FROM: Karaoke Revolution Presents: American Idol/Portal
The cube's relentless indifference to Cowell's whiney fu**ing yammering gives it a major advantage in this fight. After hours of fruitlessly berating an inanimate object, Simon pauses to massage his boobs thoughtfully. You know, like this:
Suddenly, he begins lactating uncontrollably until the room fills and he drowns in his own breast milk. Luigi, having since attained pop-superstar status, points and laughs from outside a window.
Who’s Simon fighting again? Oh yeah, the cube. It wins.

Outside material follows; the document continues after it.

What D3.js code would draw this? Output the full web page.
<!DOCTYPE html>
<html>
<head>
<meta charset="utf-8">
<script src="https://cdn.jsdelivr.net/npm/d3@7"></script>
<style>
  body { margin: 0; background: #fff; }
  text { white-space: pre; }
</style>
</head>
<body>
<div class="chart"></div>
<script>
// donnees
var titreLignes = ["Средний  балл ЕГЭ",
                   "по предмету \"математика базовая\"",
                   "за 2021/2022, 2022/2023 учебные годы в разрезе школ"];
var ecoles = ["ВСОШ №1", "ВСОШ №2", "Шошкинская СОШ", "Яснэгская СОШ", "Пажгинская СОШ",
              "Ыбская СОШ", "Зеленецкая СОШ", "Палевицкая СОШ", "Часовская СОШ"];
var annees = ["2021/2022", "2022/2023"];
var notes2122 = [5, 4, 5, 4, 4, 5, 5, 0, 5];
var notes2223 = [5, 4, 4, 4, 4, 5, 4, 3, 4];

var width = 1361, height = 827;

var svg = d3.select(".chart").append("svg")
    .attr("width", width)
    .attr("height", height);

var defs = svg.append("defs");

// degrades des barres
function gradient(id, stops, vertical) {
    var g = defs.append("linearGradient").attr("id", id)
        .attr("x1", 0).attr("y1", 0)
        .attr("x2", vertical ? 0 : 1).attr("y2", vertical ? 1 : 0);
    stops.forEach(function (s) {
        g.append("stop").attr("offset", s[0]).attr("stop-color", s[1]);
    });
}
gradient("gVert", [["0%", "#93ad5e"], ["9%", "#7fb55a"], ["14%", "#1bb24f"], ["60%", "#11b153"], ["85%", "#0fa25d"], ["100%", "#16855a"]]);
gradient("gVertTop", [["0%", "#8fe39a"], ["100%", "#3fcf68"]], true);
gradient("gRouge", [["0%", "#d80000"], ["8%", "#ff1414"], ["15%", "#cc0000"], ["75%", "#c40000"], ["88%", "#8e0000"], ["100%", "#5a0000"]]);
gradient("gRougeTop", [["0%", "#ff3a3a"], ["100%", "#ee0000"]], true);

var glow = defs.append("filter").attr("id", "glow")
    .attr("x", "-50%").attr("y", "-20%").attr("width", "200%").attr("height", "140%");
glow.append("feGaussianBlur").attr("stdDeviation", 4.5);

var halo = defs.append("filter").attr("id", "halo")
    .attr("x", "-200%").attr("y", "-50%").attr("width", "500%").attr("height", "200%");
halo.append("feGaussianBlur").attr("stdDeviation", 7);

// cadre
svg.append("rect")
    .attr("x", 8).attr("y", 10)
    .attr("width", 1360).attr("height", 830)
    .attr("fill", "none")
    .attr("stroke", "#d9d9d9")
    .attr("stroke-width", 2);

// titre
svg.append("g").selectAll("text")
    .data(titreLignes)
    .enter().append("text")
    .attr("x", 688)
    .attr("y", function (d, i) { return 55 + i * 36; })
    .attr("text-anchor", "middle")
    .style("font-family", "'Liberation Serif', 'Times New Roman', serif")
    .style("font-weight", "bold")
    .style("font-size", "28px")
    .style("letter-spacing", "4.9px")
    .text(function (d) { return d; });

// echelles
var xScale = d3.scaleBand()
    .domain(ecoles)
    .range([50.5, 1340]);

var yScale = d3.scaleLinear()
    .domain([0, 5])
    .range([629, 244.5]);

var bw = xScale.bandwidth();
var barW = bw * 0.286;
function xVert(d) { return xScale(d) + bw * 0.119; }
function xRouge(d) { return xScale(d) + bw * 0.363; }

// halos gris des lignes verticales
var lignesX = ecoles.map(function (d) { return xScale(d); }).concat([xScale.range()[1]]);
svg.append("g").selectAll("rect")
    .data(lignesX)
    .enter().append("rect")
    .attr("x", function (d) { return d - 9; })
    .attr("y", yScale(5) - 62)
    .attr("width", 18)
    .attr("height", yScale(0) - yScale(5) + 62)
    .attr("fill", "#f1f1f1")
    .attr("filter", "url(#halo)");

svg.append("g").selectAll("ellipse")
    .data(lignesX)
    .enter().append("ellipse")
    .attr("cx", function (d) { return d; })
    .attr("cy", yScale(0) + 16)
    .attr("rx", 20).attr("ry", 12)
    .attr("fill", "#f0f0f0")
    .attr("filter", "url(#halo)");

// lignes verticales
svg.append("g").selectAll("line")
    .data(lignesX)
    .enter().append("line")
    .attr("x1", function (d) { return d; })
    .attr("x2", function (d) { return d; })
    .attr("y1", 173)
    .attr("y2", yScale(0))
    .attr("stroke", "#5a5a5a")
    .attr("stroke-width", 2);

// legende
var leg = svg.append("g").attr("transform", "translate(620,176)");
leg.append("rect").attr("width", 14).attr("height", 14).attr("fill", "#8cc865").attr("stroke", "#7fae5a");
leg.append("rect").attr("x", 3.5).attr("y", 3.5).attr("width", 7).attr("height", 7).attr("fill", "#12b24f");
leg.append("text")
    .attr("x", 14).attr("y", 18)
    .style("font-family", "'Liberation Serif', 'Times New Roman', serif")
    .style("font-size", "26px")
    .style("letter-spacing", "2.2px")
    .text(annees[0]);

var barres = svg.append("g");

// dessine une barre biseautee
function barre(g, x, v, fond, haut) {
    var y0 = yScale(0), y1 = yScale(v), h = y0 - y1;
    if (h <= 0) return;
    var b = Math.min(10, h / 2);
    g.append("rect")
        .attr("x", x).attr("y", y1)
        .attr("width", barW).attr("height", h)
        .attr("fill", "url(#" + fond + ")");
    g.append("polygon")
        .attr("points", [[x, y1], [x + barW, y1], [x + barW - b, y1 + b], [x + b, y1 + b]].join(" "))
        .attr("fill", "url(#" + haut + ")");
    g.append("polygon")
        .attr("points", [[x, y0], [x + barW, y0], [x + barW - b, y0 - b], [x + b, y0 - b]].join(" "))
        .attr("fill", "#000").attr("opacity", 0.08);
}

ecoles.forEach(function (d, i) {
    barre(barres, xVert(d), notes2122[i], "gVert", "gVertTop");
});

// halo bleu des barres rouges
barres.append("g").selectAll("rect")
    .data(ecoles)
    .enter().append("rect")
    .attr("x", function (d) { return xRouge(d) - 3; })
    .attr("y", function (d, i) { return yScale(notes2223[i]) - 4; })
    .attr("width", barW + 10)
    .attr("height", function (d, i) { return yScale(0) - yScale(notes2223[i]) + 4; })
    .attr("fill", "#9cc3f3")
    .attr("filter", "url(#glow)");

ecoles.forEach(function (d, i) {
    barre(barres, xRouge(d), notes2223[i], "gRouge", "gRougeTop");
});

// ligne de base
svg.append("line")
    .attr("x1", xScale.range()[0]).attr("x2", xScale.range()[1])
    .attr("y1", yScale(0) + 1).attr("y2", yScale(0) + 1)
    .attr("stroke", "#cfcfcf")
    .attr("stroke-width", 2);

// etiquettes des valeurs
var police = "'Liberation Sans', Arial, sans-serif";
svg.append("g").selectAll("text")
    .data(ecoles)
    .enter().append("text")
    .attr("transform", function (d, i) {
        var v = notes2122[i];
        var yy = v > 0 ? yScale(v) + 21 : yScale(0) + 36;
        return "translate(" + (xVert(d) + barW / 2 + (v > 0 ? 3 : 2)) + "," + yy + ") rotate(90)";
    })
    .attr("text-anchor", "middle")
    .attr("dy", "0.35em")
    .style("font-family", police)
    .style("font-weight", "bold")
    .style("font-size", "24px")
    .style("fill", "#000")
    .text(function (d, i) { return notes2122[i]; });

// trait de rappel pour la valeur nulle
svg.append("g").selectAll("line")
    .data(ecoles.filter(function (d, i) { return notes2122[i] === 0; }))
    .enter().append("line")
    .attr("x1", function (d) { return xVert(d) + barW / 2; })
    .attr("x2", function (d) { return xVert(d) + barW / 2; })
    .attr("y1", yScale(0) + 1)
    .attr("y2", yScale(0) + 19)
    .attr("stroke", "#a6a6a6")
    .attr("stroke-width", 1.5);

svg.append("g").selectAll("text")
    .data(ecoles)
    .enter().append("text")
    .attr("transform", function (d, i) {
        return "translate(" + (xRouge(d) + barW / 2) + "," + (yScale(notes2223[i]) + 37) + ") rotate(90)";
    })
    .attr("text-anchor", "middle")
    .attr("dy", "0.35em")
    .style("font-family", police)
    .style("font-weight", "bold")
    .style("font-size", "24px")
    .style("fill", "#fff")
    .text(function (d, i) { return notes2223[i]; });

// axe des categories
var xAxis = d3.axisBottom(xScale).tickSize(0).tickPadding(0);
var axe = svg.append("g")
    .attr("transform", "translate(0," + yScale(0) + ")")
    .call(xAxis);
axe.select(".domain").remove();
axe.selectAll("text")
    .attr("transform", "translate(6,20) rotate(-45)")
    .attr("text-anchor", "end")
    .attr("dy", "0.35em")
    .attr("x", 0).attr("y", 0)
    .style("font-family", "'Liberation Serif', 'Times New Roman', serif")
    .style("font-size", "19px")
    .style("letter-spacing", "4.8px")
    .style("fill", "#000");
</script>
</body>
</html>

It would probably float, right?
FROM: Pac-Man series/Bioshock
Look, you know this isn't going to end well. Big Daddy is a groaning, steel-skinned monster, and Pac-Man is composed entirely of jaw. After a brief struggle, Daddy forces Pac-Man's mouth onto a curb and brings a weighted diving boot crashing down on the back of Pac-Man's head. There's a yelp and a shower of blood, and Pac-Man's ruined halves flop back on themselves. That’s it. He’s fu**ing dead.

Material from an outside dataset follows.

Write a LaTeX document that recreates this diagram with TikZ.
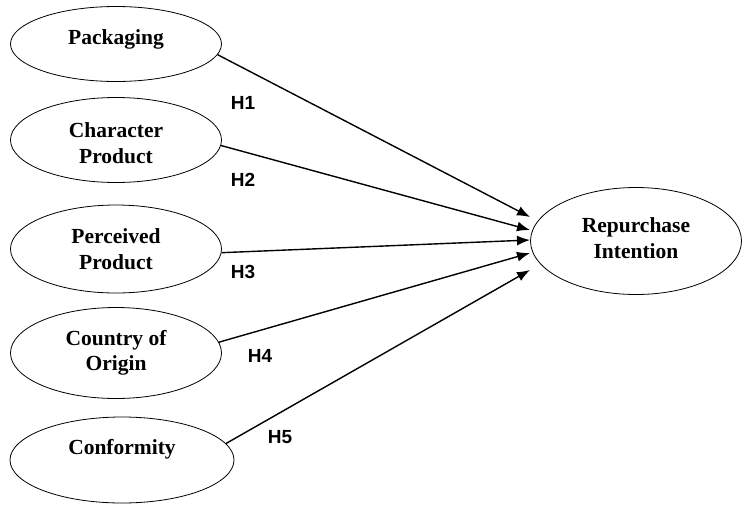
\documentclass[tikz,border=0pt]{standalone}
\usepackage{fontspec}
\setmainfont{Liberation Serif}
\newfontfamily\hfont{Liberation Sans}
\usetikzlibrary{shapes.geometric,arrows.meta}
\newcommand{\shiftup}[2]{\raisebox{#1}[\height][\depth]{#2}}
\begin{document}
\begin{tikzpicture}[x=1pt,y=-1pt,
  construct/.style={ellipse,draw,line width=0.8pt,inner sep=0pt,align=center,
    font=\fontsize{21.5}{25.5}\selectfont\bfseries},
  path/.style={line width=1.4pt,-{Latex[length=13pt,width=10pt]}},
  hlab/.style={font=\hfont\fontsize{19}{22}\selectfont\bfseries,inner sep=0pt}]
\useasboundingbox (0,0) rectangle (742,504);
\node[construct,minimum width=211pt,minimum height=75pt] (pack) at (116,44) {\shiftup{5pt}{Packaging}};
\node[construct,minimum width=211pt,minimum height=85pt] (char) at (116,140) {\shiftup{-3pt}{Character}\\\shiftup{-3pt}{Product}};
\node[construct,minimum width=211pt,minimum height=88pt] (perc) at (116,249) {Perceived\\Product};
\node[construct,minimum width=211pt,minimum height=91pt] (coo) at (116,353) {Country of\\Origin};
\node[construct,minimum width=224pt,minimum height=86pt] (conf) at (122,460) {\shiftup{11pt}{Conformity}};
\node[construct,minimum width=211pt,minimum height=107pt] (rep) at (636,241) {\shiftup{3pt}{Repurchase}\\\shiftup{3pt}{Intention}};
\coordinate (t1) at (530,217);
\coordinate (t2) at (530,230);
\coordinate (t3) at (530,240);
\coordinate (t4) at (530,253);
\coordinate (t5) at (530,270);
\draw[path] (pack.-6) -- (t1);
\draw[path] (char.-3) -- (t2);
\draw[path] (perc.-2) -- (t3);
\draw[path] (coo.6) -- (t4);
\draw[path] (conf.9) -- (t5);
\node[hlab] (h1) at (243,103) {H1};
\node[hlab] (h2) at (243,180) {H2};
\node[hlab] (h3) at (243,272) {H3};
\node[hlab] (h4) at (260,356) {H4};
\node[hlab] (h5) at (280,437) {H5};
\end{tikzpicture}
\end{document}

FROM: Dead Rising/Resident Evil 2 and 4
Overcome by the sight of a sexy woman who isn't a zombie, Kent loses control and begins rapidly snapping pictures while screeching and hooting like a goddamn monkey. Ada pauses to consider the situation, and a smile plays across her lips as she leans forward to give Kent a clear view of her cleavage. Kent, overjoyed, is so fixated on moving in for a better shot that he doesn't even notice when Ada pulls a rocket launcher out from under her skirt. The final photo he takes is of the nose of a rocket a split-second before it collides with his lens. That'll do.